** Start of SOURCE EXCERPT **

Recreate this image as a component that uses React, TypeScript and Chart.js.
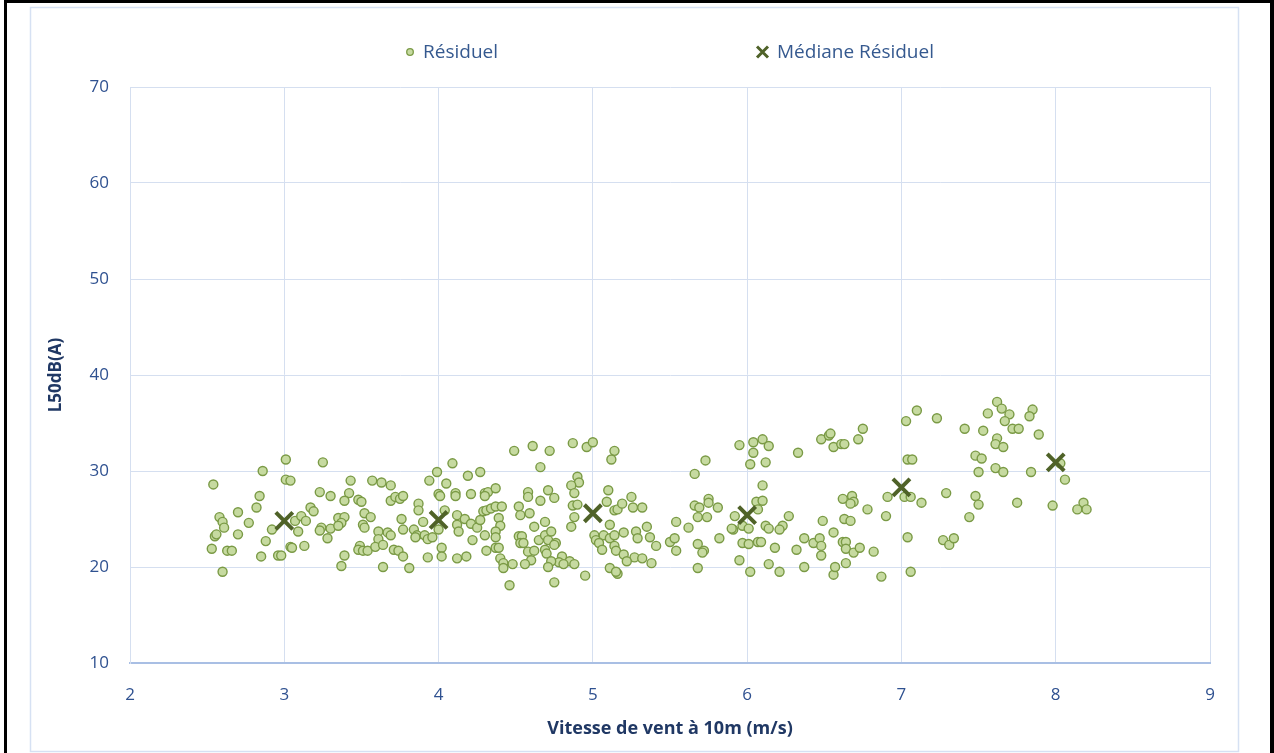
import React, { useEffect, useRef } from "react";
import { Chart, registerables } from "chart.js";

Chart.register(...registerables);

// ---- data ----
const seriesNames = ["Résiduel", "Médiane Résiduel"];
const xTitle = "Vitesse de vent à 10m (m/s)";
const yTitle = "L50dB(A)";
const xRange = [2, 9];
const yRange = [10, 70];

const medianSpeed = [3, 4, 5, 6, 7, 8];
const medianLevel = [24.8, 24.9, 25.6, 25.4, 28.3, 30.9];

const residualSpeed = [
  3.01, 3.25, 2.86, 2.54, 3.01, 3.04, 3.43, 3.23, 3.30, 3.42, 2.84, 3.39, 2.82, 2.70, 3.17, 3.19,
  2.58, 2.60, 2.61, 2.77, 3.07, 3.11, 3.14, 2.92, 3.09, 3.24, 3.23, 3.30, 3.35, 3.39, 3.37, 3.35,
  2.55, 2.56, 2.70, 3.28, 2.88, 2.53, 2.63, 2.66, 3.04, 3.05, 3.13, 2.85, 2.96, 2.98, 3.39, 3.37,
  2.60,
  4.09, 3.99, 4.27, 4.19, 4.49, 3.57, 3.63, 3.69, 3.94, 4.05, 3.48, 3.50, 3.69, 3.72, 3.75, 3.77,
  3.87, 3.87, 4.00, 4.01, 4.11, 4.11, 4.21, 4.30, 4.32, 4.30, 4.37, 4.29, 4.31, 4.34, 4.37, 4.41,
  3.52, 3.56, 3.51, 3.52, 3.76, 3.77, 3.90, 4.04, 4.12, 4.12, 4.13, 4.17, 4.21, 4.25, 4.27, 4.39,
  4.40, 3.61, 3.61, 3.67, 3.69, 3.84, 3.86, 3.85, 3.91, 3.93, 3.96, 4.00, 4.30, 4.37, 4.37, 3.49,
  3.48, 3.51, 3.54, 3.59, 3.64, 3.71, 3.74, 3.77, 4.02, 4.02, 3.93, 4.12, 4.18, 4.22, 4.31, 4.37,
  4.39, 4.40, 4.42, 4.48, 4.42, 3.64, 3.81, 4.46,
  4.61, 4.72, 4.87, 4.96, 5.00, 5.14, 5.12, 4.66, 4.90, 4.91, 4.86, 4.88, 4.58, 4.58, 4.71, 4.75,
  4.66, 4.52, 4.53, 4.59, 4.87, 4.90, 4.88, 4.86, 5.10, 5.09, 5.14, 5.16, 5.19, 5.25, 5.26, 5.32,
  5.11, 4.69, 4.62, 4.52, 4.54, 4.53, 4.55, 4.65, 4.69, 4.71, 4.73, 4.76, 4.75, 5.01, 5.02, 5.07,
  5.04, 5.11, 5.14, 5.20, 5.28, 5.29, 5.35, 5.37, 5.41, 5.50, 5.53, 4.58, 4.62, 4.60, 4.69, 4.70,
  4.80, 4.78, 4.73, 4.71, 4.85, 4.88, 4.81, 5.06, 5.14, 5.15, 5.20, 5.27, 5.32, 5.22, 5.38, 4.56,
  4.95, 4.75, 5.11, 5.16, 5.15,
  6.10, 6.04, 6.14, 5.95, 6.04, 6.02, 6.12, 6.33, 6.48, 6.53, 6.54, 6.56, 5.73, 5.66, 6.10, 6.06,
  6.10, 6.07, 5.66, 5.69, 5.68, 5.75, 5.75, 5.81, 5.74, 5.54, 5.62, 5.92, 5.91, 5.90, 5.97, 6.01,
  6.12, 6.14, 6.23, 6.21, 6.27, 6.49, 6.56, 5.82, 5.68, 5.72, 5.71, 5.54, 5.97, 6.01, 6.07, 6.09,
  6.18, 6.32, 6.37, 6.43, 6.47, 6.48, 6.48, 5.95, 6.14, 5.68, 6.02, 6.21, 6.37, 6.56, 6.57,
  7.10, 7.03, 7.23, 6.75, 6.72, 6.61, 6.63, 7.04, 7.07, 7.41, 6.62, 6.68, 6.69, 6.67, 6.91, 7.02,
  7.06, 7.13, 7.29, 6.78, 6.90, 6.63, 6.67, 7.04, 6.62, 6.64, 6.64, 6.69, 6.73, 6.82, 7.27, 7.31,
  7.34, 6.64, 6.87, 7.06,
  7.62, 7.65, 7.70, 7.67, 7.56, 7.85, 7.83, 7.53, 7.72, 7.76, 7.89, 7.62, 7.61, 7.66, 7.48, 7.52,
  8.03, 7.50, 7.61, 7.66, 7.84, 8.06, 7.48, 7.50, 7.75, 7.98, 8.18, 8.14, 8.20, 7.44,
];

const residualLevel = [
  31.2, 30.9, 30.0, 28.6, 29.1, 29.0, 29.0, 27.8, 27.4, 27.7, 27.4, 26.9, 26.2, 25.7, 26.2, 25.8,
  25.2, 24.7, 24.1, 24.6, 24.8, 25.3, 24.8, 23.9, 23.7, 24.1, 23.8, 24.0, 25.1, 25.2, 24.6, 24.3,
  23.2, 23.4, 23.4, 23.0, 22.7, 21.9, 21.7, 21.7, 22.1, 22.0, 22.2, 21.1, 21.2, 21.2, 21.2, 20.1,
  19.5,
  30.8, 29.9, 29.9, 29.5, 32.1, 29.0, 28.8, 28.5, 29.0, 28.7, 27.0, 26.8, 26.9, 27.3, 27.1, 27.4,
  26.6, 25.9, 27.6, 27.4, 27.7, 27.4, 27.6, 27.7, 27.8, 27.4, 28.2, 25.8, 25.9, 26.1, 26.3, 26.3,
  25.6, 25.2, 24.4, 24.1, 25.0, 23.9, 24.7, 25.9, 25.4, 24.4, 23.7, 25.0, 24.5, 24.1, 24.9, 25.1,
  24.3, 23.7, 22.9, 23.6, 23.3, 23.9, 23.3, 23.1, 23.3, 22.9, 23.1, 23.9, 23.3, 23.7, 23.1, 22.2,
  21.8, 21.7, 21.7, 22.1, 22.3, 21.8, 21.7, 21.1, 22.0, 21.1, 21.0, 20.9, 21.1, 22.8, 21.7, 22.0,
  22.0, 20.9, 20.4, 20.3, 19.9, 20.0, 19.9, 18.1,
  32.6, 32.1, 32.9, 32.5, 33.0, 32.1, 31.2, 30.4, 29.4, 28.8, 28.5, 27.7, 27.8, 27.3, 28.0, 27.2,
  26.9, 26.3, 25.4, 25.6, 26.4, 26.5, 25.2, 24.2, 28.0, 26.8, 25.9, 26.0, 26.6, 27.3, 26.2, 26.2,
  24.4, 24.7, 24.2, 23.2, 23.2, 22.5, 22.5, 22.8, 23.3, 22.8, 23.7, 22.5, 22.3, 23.3, 22.8, 23.3,
  22.5, 23.0, 23.3, 23.6, 23.7, 23.0, 24.2, 23.1, 22.2, 22.6, 23.0, 21.6, 21.7, 20.7, 21.8, 21.4,
  21.1, 20.5, 20.6, 20.0, 20.6, 20.3, 20.3, 21.8, 22.2, 21.7, 21.3, 21.0, 20.9, 20.6, 20.4, 20.3,
  19.1, 18.4, 19.9, 19.3, 19.5,
  33.3, 33.0, 32.6, 32.7, 31.9, 30.7, 30.9, 31.9, 33.3, 33.7, 33.9, 32.5, 31.1, 29.7, 28.5, 26.8,
  26.9, 26.0, 26.4, 26.2, 25.2, 27.1, 26.7, 26.2, 25.2, 24.7, 24.1, 25.3, 23.9, 24.0, 24.3, 24.0,
  24.3, 24.0, 24.3, 23.9, 25.3, 24.8, 23.6, 23.0, 22.4, 21.7, 21.5, 21.7, 22.5, 22.4, 22.6, 22.6,
  22.0, 21.8, 23.0, 22.5, 23.0, 22.2, 21.2, 20.7, 20.3, 19.9, 19.5, 19.5, 20.0, 19.2, 20.0,
  36.3, 35.2, 35.5, 34.4, 33.3, 32.8, 32.8, 31.2, 31.2, 34.4, 27.1, 27.4, 26.8, 26.6, 27.3, 27.3,
  27.3, 26.7, 27.7, 26.0, 25.3, 25.0, 24.8, 23.1, 22.6, 22.6, 21.9, 21.5, 22.0, 21.6, 22.8, 22.3,
  23.0, 20.4, 19.0, 19.5,
  37.2, 36.5, 35.9, 35.2, 36.0, 36.4, 35.7, 34.2, 34.4, 34.4, 33.8, 33.4, 32.8, 32.5, 31.6, 31.3,
  30.8, 29.9, 30.3, 29.9, 29.9, 29.1, 27.4, 26.5, 26.7, 26.4, 26.7, 26.0, 26.0, 25.2,
];

// ---- styles ----
const POINT_FILL = "#C6DAA0";
const POINT_EDGE = "#7A9A45";
const MEDIAN_COLOR = "#4F6228";
const TICK_COLOR = "#2F5190";
const TITLE_COLOR = "#203864";
const LEGEND_COLOR = "#35598F";
const GRID_COLOR = "#D5DFF0";
const FONT = '"Open Sans", "Noto Sans", sans-serif';

export default function App() {
  const ref = useRef<HTMLCanvasElement | null>(null);

  useEffect(() => {
    if (!ref.current) return;

    const framePlugin = {
      id: "frame",
      beforeDraw(chart: any) {
        const { ctx, width, height } = chart;
        ctx.save();
        ctx.fillStyle = "#ffffff";
        ctx.fillRect(0, 0, width, height);
        // inner light blue border
        ctx.strokeStyle = "#D6E1F3";
        ctx.lineWidth = 1.5;
        ctx.strokeRect(30.5, 7.5, 1208, 744);
        // black outer frame
        ctx.fillStyle = "#000000";
        ctx.fillRect(4, 0, width - 4, 3);
        ctx.fillRect(4, 0, 3, height);
        ctx.fillRect(width - 4, 0, 4, height);
        ctx.restore();
      },
    };

    const legendPlugin = {
      id: "customLegend",
      afterDraw(chart: any) {
        const { ctx, chartArea } = chart;
        ctx.save();
        ctx.font = `19px ${FONT}`;
        ctx.textBaseline = "middle";
        ctx.fillStyle = LEGEND_COLOR;
        const w1 = ctx.measureText(seriesNames[0]).width;
        const w2 = ctx.measureText(seriesNames[1]).width;
        const gap = 258;
        const total = 17 + w1 + gap + 21 + w2;
        const cx = (chartArea.left + chartArea.right) / 2;
        const y = 52;
        let x = cx - total / 2;
        // circle marker
        ctx.beginPath();
        ctx.arc(x + 4, y, 3.3, 0, Math.PI * 2);
        ctx.fillStyle = POINT_FILL;
        ctx.fill();
        ctx.lineWidth = 1.3;
        ctx.strokeStyle = POINT_EDGE;
        ctx.stroke();
        ctx.fillStyle = LEGEND_COLOR;
        ctx.fillText(seriesNames[0], x + 17, y + 1);
        x = x + 17 + w1 + gap;
        // X marker
        const s = 5.5;
        const mx = x + 6.5;
        ctx.beginPath();
        ctx.moveTo(mx - s, y - s);
        ctx.lineTo(mx + s, y + s);
        ctx.moveTo(mx + s, y - s);
        ctx.lineTo(mx - s, y + s);
        ctx.strokeStyle = MEDIAN_COLOR;
        ctx.lineWidth = 3;
        ctx.stroke();
        ctx.fillStyle = LEGEND_COLOR;
        ctx.fillText(seriesNames[1], x + 21, y + 1);
        ctx.restore();
      },
    };

    const chart = new Chart(ref.current, {
      type: "scatter",
      data: {
        datasets: [
          {
            label: seriesNames[1],
            data: medianSpeed.map((x, i) => ({ x, y: medianLevel[i] })),
            pointStyle: "crossRot",
            pointRadius: 12,
            pointBorderWidth: 4,
            borderColor: MEDIAN_COLOR,
            backgroundColor: MEDIAN_COLOR,
            order: 0,
          },
          {
            label: seriesNames[0],
            data: residualSpeed.map((x, i) => ({ x, y: residualLevel[i] })),
            pointStyle: "circle",
            pointRadius: 4.5,
            pointBorderWidth: 1.4,
            backgroundColor: POINT_FILL,
            borderColor: POINT_EDGE,
            order: 1,
          },
        ],
      },
      options: {
        responsive: false,
        animation: false,
        events: [],
        layout: { padding: { top: 87, right: 64, bottom: 0, left: 0 } },
        plugins: {
          legend: { display: false },
          tooltip: { enabled: false },
          title: { display: false },
        },
        scales: {
          x: {
            type: "linear",
            min: xRange[0],
            max: xRange[1],
            afterFit(scale: any) {
              scale.height = 90;
            },
            ticks: {
              stepSize: 1,
              color: TICK_COLOR,
              padding: 22,
              font: { family: FONT, size: 17 },
            },
            grid: { color: GRID_COLOR, lineWidth: 1, drawTicks: false },
            border: { color: "#A9BFE4", width: 2 },
            title: {
              display: true,
              text: xTitle,
              color: TITLE_COLOR,
              font: { family: FONT, size: 18, weight: "bold" },
              padding: { top: 0, bottom: 13 },
            },
          },
          y: {
            type: "linear",
            min: yRange[0],
            max: yRange[1],
            afterFit(scale: any) {
              scale.width = 130;
            },
            ticks: {
              stepSize: 10,
              color: TICK_COLOR,
              padding: 21,
              font: { family: FONT, size: 17 },
            },
            grid: { color: GRID_COLOR, lineWidth: 1, drawTicks: false },
            border: { color: GRID_COLOR, width: 1 },
            title: {
              display: true,
              text: yTitle,
              color: TITLE_COLOR,
              font: { family: FONT, size: 17, weight: "bold" },
              padding: { top: 46, bottom: 0 },
            },
          },
        },
      },
      plugins: [framePlugin, legendPlugin],
    });

    return () => chart.destroy();
  }, []);

  return (
    <div style={{ position: "fixed", left: 0, top: 0, width: 1274, height: 753, background: "#fff" }}>
      <canvas ref={ref} width={1274} height={753} style={{ display: "block", width: 1274, height: 753 }} />
    </div>
  );
}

** End of SOURCE EXCERPT **

INSTRUCTIONS TO FOLLOW:
Omit the pictures, then repeat exactly each line from the beginning of the listing through the line with "const medianLevel = [24.8, 24.9, 25.6, 25.4, 28.3, 30.9];".

EXERCISE RESULT:
Recreate this image as a component that uses React, TypeScript and Chart.js.
import React, { useEffect, useRef } from "react";
import { Chart, registerables } from "chart.js";

Chart.register(...registerables);

// ---- data ----
const seriesNames = ["Résiduel", "Médiane Résiduel"];
const xTitle = "Vitesse de vent à 10m (m/s)";
const yTitle = "L50dB(A)";
const xRange = [2, 9];
const yRange = [10, 70];

const medianSpeed = [3, 4, 5, 6, 7, 8];
const medianLevel = [24.8, 24.9, 25.6, 25.4, 28.3, 30.9];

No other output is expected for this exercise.